_Dataset records_
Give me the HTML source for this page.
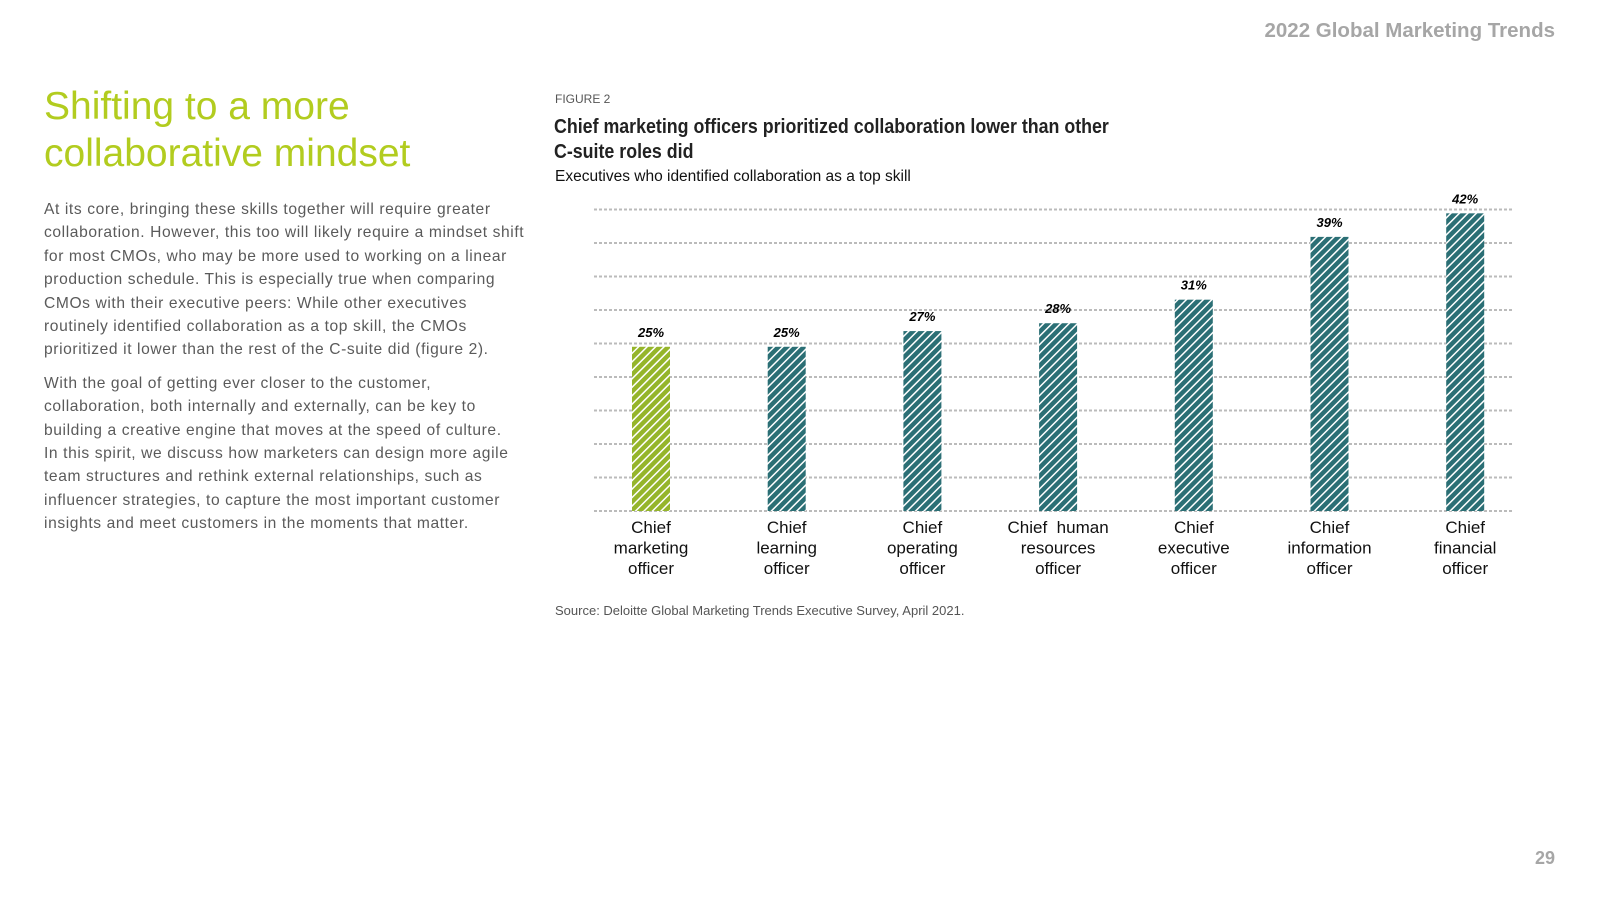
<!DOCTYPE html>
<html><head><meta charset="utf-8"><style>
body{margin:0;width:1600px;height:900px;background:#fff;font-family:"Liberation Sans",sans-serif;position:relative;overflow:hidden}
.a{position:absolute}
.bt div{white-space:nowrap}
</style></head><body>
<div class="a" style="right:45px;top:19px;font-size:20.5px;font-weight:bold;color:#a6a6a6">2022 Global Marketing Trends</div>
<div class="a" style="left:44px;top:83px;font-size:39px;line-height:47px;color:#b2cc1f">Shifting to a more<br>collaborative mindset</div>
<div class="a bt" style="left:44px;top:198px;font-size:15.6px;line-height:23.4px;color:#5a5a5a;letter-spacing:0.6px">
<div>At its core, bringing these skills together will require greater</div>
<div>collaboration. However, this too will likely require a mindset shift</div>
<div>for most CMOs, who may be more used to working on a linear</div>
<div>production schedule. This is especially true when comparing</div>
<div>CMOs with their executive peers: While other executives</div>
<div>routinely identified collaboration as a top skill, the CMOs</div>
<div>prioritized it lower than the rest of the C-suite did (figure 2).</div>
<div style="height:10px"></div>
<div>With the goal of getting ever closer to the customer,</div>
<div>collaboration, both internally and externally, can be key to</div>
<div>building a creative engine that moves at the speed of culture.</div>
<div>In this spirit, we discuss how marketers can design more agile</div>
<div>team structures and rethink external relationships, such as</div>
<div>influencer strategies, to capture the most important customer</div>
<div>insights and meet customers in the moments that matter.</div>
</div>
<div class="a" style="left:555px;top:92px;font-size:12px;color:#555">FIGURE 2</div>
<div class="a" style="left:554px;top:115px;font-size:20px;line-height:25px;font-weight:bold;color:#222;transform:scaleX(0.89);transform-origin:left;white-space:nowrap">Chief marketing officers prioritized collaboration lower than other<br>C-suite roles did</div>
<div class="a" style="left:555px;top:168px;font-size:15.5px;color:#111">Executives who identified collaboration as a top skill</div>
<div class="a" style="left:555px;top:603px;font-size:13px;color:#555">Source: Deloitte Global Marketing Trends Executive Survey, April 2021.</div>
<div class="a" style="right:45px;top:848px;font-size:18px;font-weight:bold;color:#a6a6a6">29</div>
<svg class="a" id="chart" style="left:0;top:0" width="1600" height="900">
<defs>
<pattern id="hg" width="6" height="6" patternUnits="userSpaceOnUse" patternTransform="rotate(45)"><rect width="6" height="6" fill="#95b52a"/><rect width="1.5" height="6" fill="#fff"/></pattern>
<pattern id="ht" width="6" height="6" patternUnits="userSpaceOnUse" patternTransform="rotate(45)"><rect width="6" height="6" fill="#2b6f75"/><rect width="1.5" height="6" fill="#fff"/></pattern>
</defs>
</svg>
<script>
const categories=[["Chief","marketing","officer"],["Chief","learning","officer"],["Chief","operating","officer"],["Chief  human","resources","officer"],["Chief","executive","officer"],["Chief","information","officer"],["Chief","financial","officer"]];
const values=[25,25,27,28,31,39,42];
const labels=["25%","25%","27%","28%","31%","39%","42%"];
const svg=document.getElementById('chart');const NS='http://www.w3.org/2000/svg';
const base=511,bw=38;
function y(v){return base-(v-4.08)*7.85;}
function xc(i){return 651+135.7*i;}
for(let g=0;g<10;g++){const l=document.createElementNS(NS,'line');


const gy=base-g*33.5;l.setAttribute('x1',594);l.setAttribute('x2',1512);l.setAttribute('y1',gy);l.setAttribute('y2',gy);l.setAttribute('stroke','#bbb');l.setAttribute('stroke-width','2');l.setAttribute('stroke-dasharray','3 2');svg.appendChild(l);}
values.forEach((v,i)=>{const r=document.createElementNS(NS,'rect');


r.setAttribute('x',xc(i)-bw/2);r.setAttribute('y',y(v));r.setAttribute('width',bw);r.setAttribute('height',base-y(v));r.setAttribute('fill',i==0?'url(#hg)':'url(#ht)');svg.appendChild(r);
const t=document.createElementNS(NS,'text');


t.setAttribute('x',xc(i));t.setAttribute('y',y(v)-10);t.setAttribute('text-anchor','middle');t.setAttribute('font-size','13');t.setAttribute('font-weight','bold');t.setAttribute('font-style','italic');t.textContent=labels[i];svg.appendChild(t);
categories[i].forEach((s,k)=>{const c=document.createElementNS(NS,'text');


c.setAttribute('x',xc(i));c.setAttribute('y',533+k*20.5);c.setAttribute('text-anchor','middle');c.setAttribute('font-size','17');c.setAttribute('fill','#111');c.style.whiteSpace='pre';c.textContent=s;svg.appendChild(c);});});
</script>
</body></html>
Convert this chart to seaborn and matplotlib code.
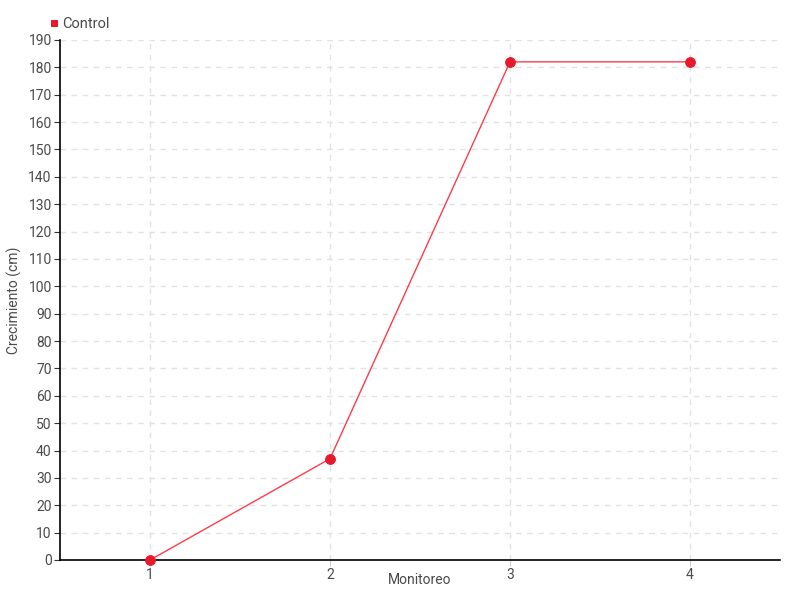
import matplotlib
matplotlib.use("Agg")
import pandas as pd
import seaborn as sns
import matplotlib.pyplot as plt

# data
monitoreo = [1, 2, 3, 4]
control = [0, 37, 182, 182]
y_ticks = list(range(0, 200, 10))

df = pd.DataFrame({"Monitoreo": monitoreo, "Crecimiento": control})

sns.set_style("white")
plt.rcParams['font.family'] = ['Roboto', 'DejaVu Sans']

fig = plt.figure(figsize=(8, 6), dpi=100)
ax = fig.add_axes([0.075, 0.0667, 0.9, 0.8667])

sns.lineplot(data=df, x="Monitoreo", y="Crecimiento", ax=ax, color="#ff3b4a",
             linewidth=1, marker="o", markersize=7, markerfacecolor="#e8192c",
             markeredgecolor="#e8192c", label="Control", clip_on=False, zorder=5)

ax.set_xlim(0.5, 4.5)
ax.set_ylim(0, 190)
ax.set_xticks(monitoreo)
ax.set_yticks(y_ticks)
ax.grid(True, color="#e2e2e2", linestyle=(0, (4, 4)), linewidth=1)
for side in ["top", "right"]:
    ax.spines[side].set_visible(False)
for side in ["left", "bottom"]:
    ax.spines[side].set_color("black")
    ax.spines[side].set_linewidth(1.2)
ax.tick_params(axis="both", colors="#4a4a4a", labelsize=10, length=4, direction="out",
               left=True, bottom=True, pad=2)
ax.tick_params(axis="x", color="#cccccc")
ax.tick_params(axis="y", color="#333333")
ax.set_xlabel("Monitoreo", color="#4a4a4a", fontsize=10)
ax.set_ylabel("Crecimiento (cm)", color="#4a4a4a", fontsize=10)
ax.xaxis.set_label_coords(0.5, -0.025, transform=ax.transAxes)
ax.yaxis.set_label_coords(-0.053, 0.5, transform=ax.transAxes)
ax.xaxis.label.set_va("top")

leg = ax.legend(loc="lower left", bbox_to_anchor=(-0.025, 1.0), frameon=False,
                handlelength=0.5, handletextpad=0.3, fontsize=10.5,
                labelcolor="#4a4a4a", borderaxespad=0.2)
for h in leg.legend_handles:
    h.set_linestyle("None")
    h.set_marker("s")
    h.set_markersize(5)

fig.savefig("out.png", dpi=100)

_Written exercise_
The answer is one number: how many lines of the material above contain "matplotlib".

_Solution_
4